AS dan NATO menjelaskan bahwa mereka menginginkan dialog dengan Rusia untuk menghindari konflik. Rusia pun ingin dialog itu berlanjut.

Pertemuan virtual Biden dan Putin awal pekan ini adalah awal dan akan ditindaklanjuti dengan lebih banyak pembicaraan dengan anggota NATO lainnya.

Tapi tuntutan Rusia dan apa yang disebut "garis merah" membuat diplomasi menjadi sulit.

Rusia menginginkan jaminan bahwa Ukraina tidak akan pernah diizinkan untuk bergabung dengan NATO dan bahwa anggota NATO tidak akan memiliki pasukan atau infrastruktur permanen yang berbasis di Ukraina; dan penghentian latihan militer di dekat perbatasan Rusia.

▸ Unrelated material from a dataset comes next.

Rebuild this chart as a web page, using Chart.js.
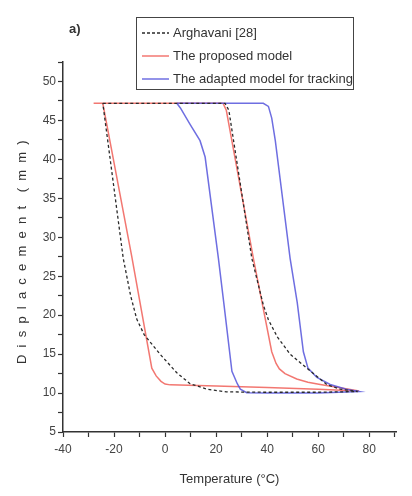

NATO menegaskan itu adalah aliansi defensif dan bukan ancaman bagi Rusia.

Namun aliansi tersebut juga menjelaskan bahwa mereka percaya Ukraina berhak membuat keputusan sendiri sebagai negara yang berdaulat dan tidak bersedia memberikan hak veto kepada Rusia atas masa depan Ukraina.